Extracted data -
------------
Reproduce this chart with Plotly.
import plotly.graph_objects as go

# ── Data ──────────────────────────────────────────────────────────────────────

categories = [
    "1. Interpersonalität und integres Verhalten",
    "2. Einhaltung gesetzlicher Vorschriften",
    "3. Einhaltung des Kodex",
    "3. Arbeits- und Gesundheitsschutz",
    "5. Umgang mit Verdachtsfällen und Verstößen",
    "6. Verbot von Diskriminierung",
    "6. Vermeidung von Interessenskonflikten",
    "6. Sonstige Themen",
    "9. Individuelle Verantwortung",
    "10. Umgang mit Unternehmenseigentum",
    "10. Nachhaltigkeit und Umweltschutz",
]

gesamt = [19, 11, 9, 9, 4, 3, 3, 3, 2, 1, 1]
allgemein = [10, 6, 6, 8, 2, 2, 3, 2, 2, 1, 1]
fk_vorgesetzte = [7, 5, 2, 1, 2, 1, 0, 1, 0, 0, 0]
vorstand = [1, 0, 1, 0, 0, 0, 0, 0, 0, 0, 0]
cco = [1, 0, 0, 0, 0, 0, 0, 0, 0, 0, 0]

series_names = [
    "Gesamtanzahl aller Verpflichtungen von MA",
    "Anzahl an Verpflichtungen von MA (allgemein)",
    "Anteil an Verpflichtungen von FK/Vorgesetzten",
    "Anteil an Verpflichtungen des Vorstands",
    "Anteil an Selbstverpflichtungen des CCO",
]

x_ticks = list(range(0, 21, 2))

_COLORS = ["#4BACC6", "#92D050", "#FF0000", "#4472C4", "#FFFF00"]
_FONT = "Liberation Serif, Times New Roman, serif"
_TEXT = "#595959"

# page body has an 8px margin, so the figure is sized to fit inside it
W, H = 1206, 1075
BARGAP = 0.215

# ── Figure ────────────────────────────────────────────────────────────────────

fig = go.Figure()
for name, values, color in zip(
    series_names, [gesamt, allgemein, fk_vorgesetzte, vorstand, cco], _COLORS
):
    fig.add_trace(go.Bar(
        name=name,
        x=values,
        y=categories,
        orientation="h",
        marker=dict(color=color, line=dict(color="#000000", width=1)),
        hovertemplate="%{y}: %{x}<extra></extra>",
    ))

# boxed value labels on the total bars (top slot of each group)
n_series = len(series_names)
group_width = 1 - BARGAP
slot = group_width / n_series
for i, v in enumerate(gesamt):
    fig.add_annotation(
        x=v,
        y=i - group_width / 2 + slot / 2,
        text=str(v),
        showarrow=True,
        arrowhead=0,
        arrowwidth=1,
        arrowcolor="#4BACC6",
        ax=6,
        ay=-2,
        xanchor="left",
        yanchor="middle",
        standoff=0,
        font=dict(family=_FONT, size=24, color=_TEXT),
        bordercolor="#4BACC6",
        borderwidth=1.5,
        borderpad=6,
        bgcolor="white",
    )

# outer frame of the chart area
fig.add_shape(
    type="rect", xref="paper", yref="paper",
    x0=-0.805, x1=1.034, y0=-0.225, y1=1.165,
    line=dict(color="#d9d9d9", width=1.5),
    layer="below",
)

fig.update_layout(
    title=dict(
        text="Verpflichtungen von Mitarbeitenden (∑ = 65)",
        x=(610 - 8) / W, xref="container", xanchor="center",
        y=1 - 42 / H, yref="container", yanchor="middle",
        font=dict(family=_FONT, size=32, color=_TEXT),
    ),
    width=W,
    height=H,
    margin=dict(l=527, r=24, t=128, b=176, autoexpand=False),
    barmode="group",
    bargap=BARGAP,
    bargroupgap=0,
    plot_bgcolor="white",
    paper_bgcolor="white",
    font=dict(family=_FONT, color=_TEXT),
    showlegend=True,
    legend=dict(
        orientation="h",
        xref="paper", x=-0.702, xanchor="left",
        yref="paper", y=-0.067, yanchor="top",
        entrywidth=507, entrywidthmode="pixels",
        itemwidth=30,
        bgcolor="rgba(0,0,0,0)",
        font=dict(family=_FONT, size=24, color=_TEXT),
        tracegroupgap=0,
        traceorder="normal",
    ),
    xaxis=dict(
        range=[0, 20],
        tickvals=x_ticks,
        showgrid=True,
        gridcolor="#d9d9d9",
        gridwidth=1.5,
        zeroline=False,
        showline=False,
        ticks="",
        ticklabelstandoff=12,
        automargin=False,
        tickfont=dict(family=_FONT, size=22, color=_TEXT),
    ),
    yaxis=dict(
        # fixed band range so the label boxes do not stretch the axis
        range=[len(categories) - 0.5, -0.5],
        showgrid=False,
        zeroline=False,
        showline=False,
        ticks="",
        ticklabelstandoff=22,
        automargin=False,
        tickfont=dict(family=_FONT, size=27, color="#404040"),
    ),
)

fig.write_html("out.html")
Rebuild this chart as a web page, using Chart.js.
------------
Job -
Among the lines of the material, find those that hold the word "page" and copy them.

Answer -
# page body has an 8px margin, so the figure is sized to fit inside it
Rebuild this chart as a web page, using Chart.js.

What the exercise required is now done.